Each line of the material below that holds the word "matplotlib" needs to be copied.

>> START

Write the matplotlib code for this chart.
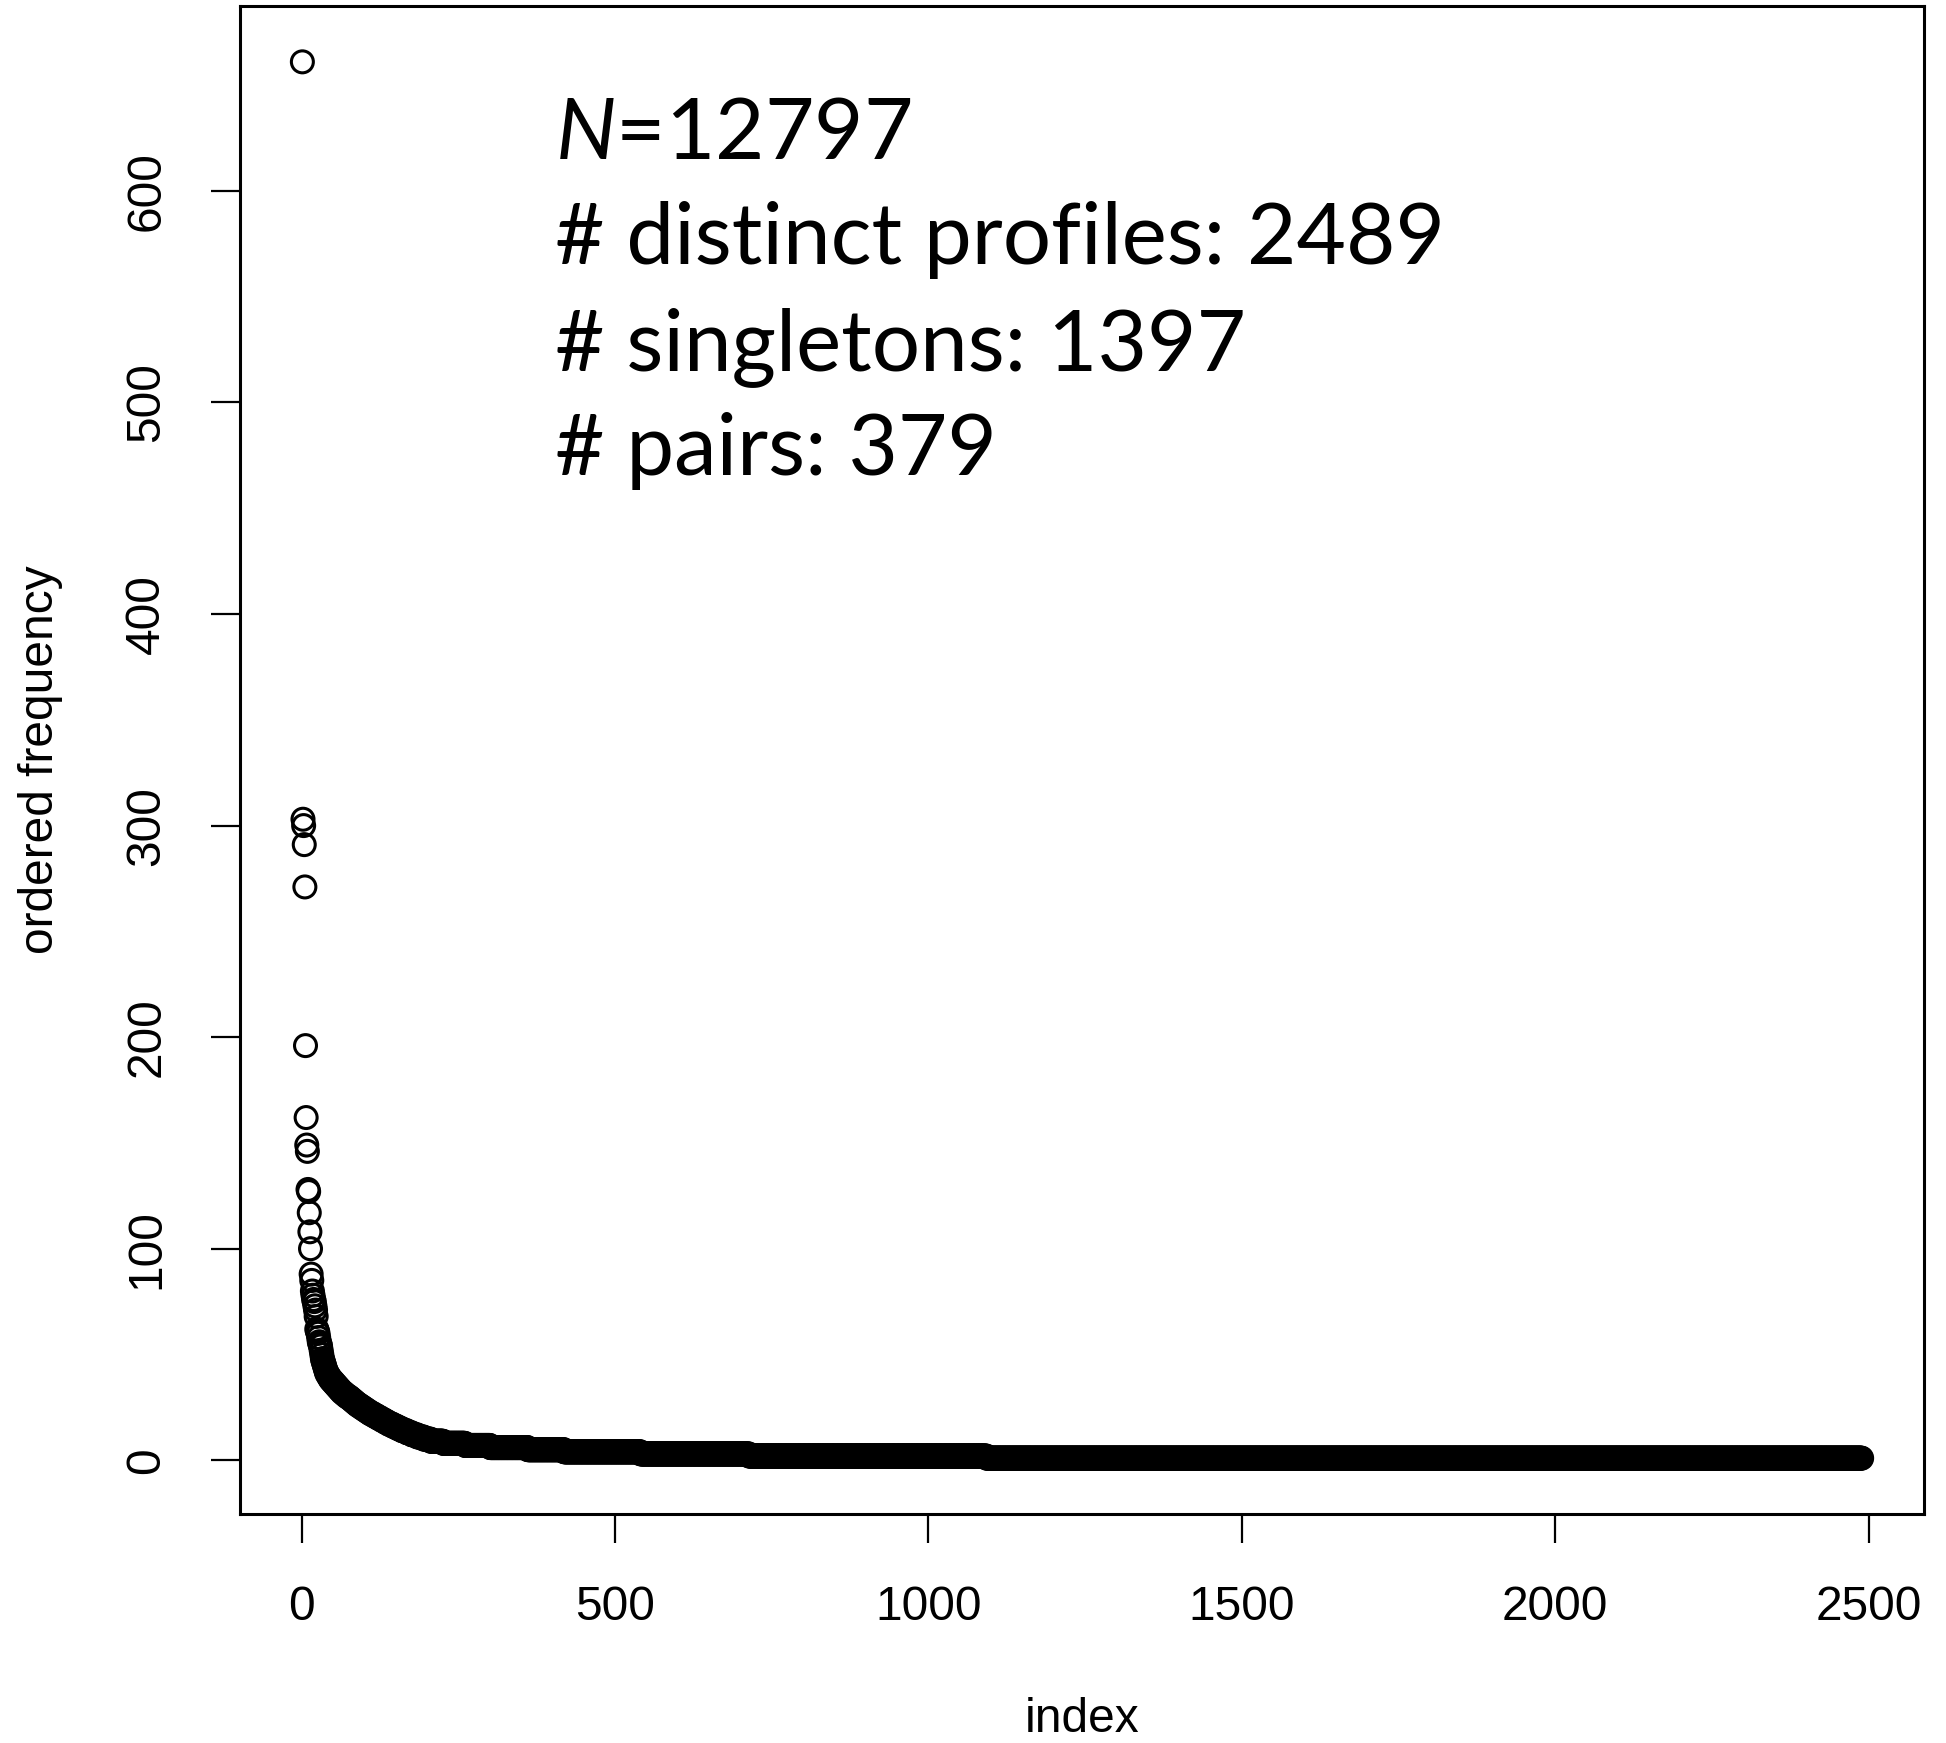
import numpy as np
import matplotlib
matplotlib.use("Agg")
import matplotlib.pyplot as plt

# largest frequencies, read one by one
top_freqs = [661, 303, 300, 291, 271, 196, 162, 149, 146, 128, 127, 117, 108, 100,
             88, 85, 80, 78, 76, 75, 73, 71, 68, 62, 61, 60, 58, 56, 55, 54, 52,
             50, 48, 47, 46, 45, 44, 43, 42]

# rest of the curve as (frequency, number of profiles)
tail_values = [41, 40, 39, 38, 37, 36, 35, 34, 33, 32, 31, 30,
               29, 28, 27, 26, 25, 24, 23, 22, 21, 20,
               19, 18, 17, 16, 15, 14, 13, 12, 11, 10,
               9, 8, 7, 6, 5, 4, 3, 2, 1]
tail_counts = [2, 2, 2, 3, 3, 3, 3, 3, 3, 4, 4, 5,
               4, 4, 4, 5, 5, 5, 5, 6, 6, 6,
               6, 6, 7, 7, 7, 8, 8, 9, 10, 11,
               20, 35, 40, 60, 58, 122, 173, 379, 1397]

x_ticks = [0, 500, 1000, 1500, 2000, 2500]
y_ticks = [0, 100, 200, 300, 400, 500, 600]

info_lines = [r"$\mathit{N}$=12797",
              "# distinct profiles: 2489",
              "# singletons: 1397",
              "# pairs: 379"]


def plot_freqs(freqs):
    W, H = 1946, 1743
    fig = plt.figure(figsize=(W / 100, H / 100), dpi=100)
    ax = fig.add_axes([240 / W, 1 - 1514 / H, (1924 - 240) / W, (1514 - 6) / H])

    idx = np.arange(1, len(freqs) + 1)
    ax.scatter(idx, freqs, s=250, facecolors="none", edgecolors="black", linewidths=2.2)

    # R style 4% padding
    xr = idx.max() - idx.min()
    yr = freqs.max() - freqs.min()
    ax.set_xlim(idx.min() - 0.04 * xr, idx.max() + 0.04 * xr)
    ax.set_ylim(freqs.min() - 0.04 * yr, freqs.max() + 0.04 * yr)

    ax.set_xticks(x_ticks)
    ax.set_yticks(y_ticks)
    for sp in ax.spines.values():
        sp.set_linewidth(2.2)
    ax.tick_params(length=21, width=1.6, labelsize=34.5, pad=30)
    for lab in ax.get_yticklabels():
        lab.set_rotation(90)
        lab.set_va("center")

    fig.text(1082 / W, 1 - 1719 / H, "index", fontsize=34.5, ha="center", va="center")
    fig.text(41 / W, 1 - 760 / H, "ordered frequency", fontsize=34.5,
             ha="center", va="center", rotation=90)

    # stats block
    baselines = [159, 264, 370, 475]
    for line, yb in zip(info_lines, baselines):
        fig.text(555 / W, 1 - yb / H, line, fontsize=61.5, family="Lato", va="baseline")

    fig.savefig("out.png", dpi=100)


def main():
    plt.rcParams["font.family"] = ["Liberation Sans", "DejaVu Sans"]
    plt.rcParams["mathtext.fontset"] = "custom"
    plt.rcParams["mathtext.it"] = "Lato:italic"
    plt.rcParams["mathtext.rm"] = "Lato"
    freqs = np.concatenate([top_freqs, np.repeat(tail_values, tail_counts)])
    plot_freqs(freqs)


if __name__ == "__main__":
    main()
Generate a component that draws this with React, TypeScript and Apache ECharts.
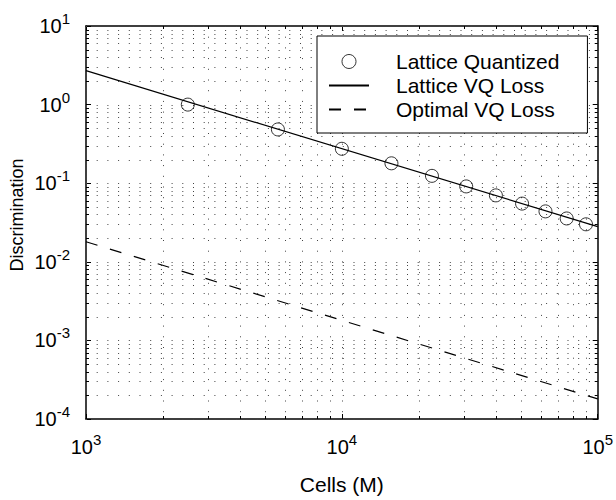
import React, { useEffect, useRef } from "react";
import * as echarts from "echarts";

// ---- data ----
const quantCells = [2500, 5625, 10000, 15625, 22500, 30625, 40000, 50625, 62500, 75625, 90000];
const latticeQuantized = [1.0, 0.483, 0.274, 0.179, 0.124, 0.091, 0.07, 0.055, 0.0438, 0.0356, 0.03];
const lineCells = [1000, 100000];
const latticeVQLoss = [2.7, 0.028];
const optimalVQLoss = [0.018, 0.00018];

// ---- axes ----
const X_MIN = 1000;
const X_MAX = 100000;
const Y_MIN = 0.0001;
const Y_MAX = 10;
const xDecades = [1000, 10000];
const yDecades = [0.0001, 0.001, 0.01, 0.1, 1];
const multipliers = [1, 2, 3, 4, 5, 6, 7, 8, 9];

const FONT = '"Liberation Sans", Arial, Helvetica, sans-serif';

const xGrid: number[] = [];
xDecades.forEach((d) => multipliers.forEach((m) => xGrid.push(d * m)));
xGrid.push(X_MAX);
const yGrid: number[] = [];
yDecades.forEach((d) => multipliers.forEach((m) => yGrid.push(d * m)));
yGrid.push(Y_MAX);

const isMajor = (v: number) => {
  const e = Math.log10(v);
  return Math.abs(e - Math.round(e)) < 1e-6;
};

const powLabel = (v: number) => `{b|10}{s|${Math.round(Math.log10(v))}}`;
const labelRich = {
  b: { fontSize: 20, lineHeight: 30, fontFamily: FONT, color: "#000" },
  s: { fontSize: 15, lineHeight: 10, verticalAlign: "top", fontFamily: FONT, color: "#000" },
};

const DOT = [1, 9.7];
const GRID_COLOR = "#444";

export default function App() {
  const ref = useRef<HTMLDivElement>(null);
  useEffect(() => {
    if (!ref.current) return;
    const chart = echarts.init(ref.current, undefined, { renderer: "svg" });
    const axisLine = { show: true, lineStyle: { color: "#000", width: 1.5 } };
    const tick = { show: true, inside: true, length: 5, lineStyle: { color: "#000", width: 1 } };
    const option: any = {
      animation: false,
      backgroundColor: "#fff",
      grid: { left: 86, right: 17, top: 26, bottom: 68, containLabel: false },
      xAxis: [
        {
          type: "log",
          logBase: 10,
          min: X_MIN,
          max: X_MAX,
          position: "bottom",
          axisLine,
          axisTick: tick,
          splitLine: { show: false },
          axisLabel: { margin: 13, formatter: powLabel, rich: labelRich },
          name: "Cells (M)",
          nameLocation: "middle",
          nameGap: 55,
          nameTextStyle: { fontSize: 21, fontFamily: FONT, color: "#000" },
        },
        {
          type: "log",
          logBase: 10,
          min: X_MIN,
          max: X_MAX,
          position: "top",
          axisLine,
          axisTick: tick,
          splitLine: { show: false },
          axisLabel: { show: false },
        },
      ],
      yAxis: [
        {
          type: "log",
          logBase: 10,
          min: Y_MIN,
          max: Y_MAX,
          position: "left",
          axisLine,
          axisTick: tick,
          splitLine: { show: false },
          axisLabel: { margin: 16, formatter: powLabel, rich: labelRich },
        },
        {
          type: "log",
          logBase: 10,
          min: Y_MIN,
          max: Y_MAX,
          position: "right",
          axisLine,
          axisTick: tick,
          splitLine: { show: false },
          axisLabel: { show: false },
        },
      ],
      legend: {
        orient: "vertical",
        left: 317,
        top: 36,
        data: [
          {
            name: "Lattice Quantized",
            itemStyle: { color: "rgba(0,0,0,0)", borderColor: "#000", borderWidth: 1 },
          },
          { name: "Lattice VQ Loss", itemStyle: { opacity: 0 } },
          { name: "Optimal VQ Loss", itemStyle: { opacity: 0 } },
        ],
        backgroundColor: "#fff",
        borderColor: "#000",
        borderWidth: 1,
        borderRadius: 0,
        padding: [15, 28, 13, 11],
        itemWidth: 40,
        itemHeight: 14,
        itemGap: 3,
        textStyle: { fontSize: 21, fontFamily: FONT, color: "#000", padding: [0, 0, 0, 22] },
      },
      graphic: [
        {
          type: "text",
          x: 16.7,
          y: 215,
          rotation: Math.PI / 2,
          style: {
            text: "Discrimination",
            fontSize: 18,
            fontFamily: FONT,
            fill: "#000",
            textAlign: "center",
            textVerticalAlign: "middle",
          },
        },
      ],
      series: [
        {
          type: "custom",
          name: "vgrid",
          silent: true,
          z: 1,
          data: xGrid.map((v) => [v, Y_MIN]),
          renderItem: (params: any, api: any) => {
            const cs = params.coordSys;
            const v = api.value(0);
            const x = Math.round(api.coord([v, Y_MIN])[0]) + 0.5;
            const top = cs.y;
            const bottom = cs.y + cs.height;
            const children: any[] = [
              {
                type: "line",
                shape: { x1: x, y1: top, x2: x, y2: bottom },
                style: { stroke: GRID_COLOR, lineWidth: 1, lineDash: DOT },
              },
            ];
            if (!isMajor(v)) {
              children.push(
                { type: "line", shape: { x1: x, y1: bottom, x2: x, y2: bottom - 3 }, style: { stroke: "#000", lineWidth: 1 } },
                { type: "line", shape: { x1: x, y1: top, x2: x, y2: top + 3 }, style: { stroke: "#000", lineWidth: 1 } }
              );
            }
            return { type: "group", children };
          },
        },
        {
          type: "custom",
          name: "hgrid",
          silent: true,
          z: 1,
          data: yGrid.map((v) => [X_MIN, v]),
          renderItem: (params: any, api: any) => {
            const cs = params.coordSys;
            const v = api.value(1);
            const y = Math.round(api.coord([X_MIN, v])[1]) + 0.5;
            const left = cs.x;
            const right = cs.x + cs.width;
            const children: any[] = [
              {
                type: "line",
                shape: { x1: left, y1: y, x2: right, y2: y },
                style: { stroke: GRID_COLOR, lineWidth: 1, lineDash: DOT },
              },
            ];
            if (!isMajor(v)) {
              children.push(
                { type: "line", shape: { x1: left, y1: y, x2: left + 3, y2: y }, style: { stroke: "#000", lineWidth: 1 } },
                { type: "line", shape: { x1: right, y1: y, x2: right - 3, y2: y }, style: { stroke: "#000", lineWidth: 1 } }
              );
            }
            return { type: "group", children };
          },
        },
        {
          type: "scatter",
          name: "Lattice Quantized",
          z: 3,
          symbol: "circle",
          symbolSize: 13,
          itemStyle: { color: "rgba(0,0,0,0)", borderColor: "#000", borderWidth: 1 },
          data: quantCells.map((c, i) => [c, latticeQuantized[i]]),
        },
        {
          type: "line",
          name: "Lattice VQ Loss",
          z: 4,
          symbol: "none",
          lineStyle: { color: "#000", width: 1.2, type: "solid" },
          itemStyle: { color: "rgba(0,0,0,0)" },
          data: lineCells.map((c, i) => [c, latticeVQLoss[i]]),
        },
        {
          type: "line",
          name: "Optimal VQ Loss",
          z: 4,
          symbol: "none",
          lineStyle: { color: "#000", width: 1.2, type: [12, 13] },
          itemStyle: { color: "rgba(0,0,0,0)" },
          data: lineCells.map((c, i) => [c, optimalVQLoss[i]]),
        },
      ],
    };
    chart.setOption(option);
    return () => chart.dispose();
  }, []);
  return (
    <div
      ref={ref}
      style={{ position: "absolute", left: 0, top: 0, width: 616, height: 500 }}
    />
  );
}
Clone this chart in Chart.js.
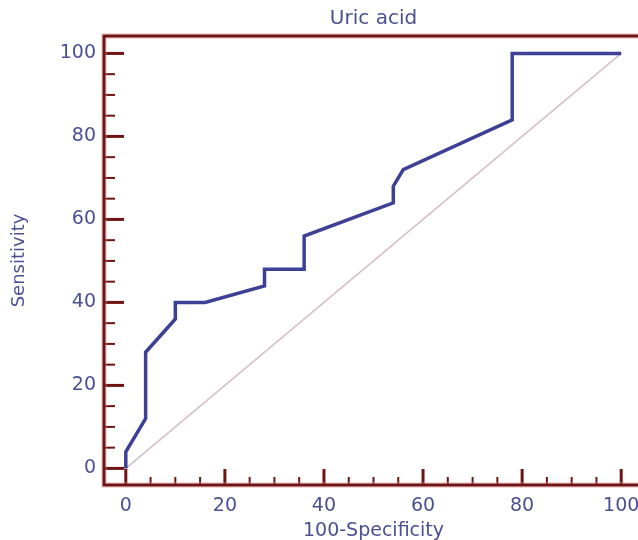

>> END

**Complete response:**
Write the matplotlib code for this chart.
import matplotlib
matplotlib.use("Agg")
import matplotlib.pyplot as plt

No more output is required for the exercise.